Show and Tell
A reserved woman’s sexual liberation is hardly new ground when it comes to erotic romance. Sometimes the story works, sometimes it doesn’t. Show and Tell works for the most part, though there was a bit lost in the story of Trinity Green’s conversion.
All her life Trinity has counted calories, made sure her lipstick stayed intact during sex, conducted charity work, and generally lived her life as the cool and composed trophy wife she thought she should be. However, after she walks in on her husband with another woman in the shower, she kicks him out, then leaves to stay in a hotel for the night. She realizes that her attempts at perfection led to a lack of passion, so she decides to throw her old life out the window. And the first step is letting a stranger into her hotel room, after he hears her self-induced orgasms through the wall.
Scott Sinclair is a successful CFO whose marriage came to an end after his youngest daughter left for college. Hearing Trinity through the wall spurred him to do something he’d never done before. Though they don’t have sex, his voyeurism begins an affair – and he doesn’t know her name. He refers to her as Jezebel and they arrange meetings and engage in phone sex through an untraceable line or through e-mail. Trinity’s personal and professional life is on a downhill slide, and she finds herself relying more and more on Scott, though she refuses to make it more than sex, which would require her to relinquish control.

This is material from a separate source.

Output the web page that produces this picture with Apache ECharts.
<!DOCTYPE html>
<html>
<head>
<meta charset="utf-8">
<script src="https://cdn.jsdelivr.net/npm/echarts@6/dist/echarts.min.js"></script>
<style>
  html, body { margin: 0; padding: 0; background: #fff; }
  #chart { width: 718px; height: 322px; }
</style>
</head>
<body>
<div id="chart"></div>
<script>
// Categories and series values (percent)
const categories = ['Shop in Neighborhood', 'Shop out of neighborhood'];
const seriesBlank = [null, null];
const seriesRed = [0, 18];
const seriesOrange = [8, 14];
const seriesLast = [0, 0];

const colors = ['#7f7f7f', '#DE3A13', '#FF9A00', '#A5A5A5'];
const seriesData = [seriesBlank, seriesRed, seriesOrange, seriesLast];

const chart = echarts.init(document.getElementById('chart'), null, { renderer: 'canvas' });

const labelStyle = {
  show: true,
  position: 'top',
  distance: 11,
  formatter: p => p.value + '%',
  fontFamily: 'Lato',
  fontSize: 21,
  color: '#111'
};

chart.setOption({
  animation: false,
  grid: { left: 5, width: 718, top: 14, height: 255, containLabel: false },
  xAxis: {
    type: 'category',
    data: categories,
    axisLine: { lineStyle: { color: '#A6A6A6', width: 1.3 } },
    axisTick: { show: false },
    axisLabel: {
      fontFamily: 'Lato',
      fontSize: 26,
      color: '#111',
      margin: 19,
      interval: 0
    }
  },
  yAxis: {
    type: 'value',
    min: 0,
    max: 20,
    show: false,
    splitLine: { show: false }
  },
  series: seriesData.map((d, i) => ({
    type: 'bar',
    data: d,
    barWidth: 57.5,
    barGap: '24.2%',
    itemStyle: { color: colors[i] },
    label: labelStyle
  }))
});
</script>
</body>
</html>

For a relationship in which it takes about 2/3 of a book for one character to learn the other’s name, their emotional connection was surprisingly believable. Scott is significantly older than her – more than 15 years – but they have a good dynamic and great chemistry (both physical and emotional). Though both were given to a few bouts of childishness that belied their respective ages, his maturity and wisdom are what Trinity needs.
There were several subplots, involving a blackmailer and a feud between Trinity’s brother and father that floundered a bit. While both were resolved in the end, they could have had a larger, more significant role in the story as a whole.

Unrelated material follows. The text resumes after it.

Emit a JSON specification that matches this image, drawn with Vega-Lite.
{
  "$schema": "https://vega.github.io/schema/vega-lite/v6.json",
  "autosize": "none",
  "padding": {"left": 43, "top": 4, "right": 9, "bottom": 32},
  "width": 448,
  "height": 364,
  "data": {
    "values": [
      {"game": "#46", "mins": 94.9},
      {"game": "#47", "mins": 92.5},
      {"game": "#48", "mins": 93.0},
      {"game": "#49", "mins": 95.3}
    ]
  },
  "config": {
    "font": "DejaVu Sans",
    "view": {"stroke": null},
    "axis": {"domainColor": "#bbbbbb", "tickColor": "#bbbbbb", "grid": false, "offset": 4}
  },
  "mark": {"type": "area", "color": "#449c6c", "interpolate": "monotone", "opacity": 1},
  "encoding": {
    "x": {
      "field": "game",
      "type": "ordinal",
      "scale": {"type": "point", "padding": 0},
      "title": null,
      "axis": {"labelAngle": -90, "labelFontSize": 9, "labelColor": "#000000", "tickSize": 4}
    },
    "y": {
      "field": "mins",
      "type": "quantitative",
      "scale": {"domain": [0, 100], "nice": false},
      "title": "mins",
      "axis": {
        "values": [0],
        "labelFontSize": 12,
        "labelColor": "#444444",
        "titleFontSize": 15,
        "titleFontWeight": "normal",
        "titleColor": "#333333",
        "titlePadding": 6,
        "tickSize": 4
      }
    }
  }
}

Also, Trinity’s reinvention came a bit too quickly for me. One minute she measures the skim milk she drinks with a half-slice of dry toast and makes sure her hair doesn’t get messed up in bed, then the next she’s having crepes with cream sauce and giving strangers blow jobs in the back seats of cars (well, only one stranger, but you get my point). I wanted more hesitancy, more struggle in breaking her ways. I also wanted her liberation to be more than sexual (perhaps a tall order when it comes to erotic romance) and caloric. Trinity is certainly a feisty character in this book, but I can’t imagine she was so tart with her husband.
Overall, though, this was an enjoyable read. Scott and Trinity’s great chemistry made for a sexy, emotional romance.